(01-02-2017 03:06 PM)MplsBison Wrote: (01-01-2017 12:29 AM)arkstfan Wrote: Colorado State plays at Boise State for a late Saturday night on ESPN2, MWC gets 100% of the revenue.
Oklahoma travels to Houston for a Saturday early ABC game. Check the number of points and credit 100% to the AAC since OU isn't a member of the LLC.
I don't follow how you're getting the MWC and AAC commish's to say something other than "... why isn't that how it works now??"
I don't get the part where the MWC and AAC make more money.
Maybe the SB, MAC, and CUSA should try it out first, and prove the concept.

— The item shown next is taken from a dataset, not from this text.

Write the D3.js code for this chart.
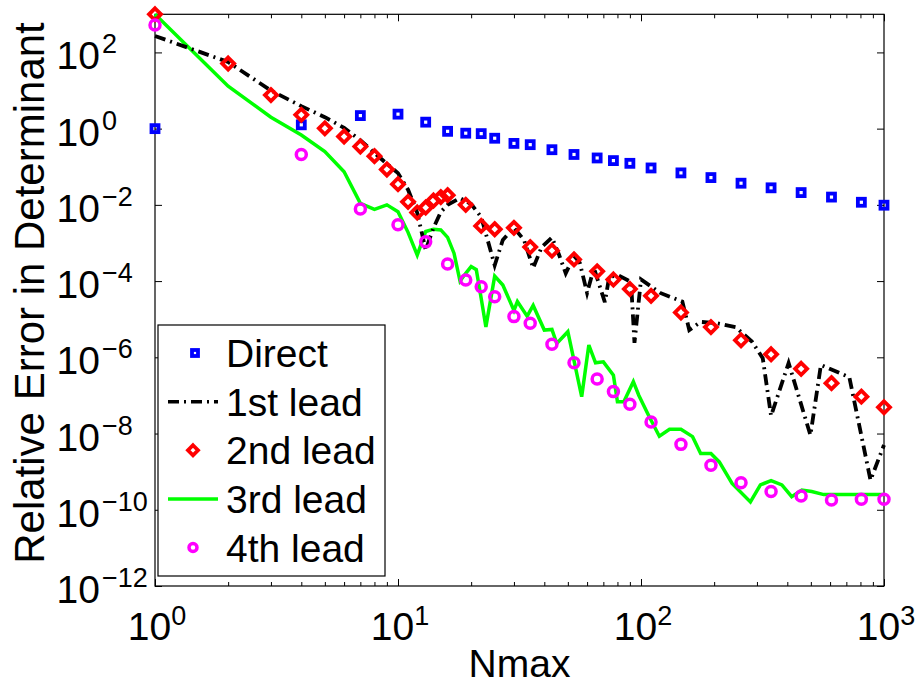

That's a stupid suggestion.
How can SBC, MAC, and CUSA prove the concept that bottling up the entire inventory will raise the price?????
ESPN's deal with MAC and AAC are what I call "whole banana" deals. ESPN owns everything and they sublicense some of the content with a kickback to the leagues depending on the profitability of the sale. This is a reason I felt CUSA was going to take a hit, CBSSN was buying MAC and AAC content from ESPN for less than CBSSN was paying for CUSA content which was an X games for Y dollars deal.
That sublicensing is a decent source of revenue for ESPN. They basically serve a dual role of telecasting games and marketing games to other broadcasters except they generally will only deal with CBSSN, ASN, and local broadcasters and not NBC or Fox.
While MAC and AAC are to get a piece of the action remember that Return of the Jedi still isn't "profitable" no one entitled to residuals from that film have ever received any. So I'm skeptical ESPN truly takes care of them.
Bundling means the profitable sublicensing is done by the LLC not ESPN.
Bundling also means that anyone wanting the product doesn't have a simple substitute. You can't just swap CUSA if AAC wants more money.
About 8-10 years ago a huge name in the finance and tech world offered to guarantee double what WAC, MAC, Sun Belt, CUSA, MWC were getting for media rights plus 50% of all revenue over a set amount on the condition that all five signed on. WAC, MWC, CUSA saw that as a sign that they could do wildly better on their own and declined.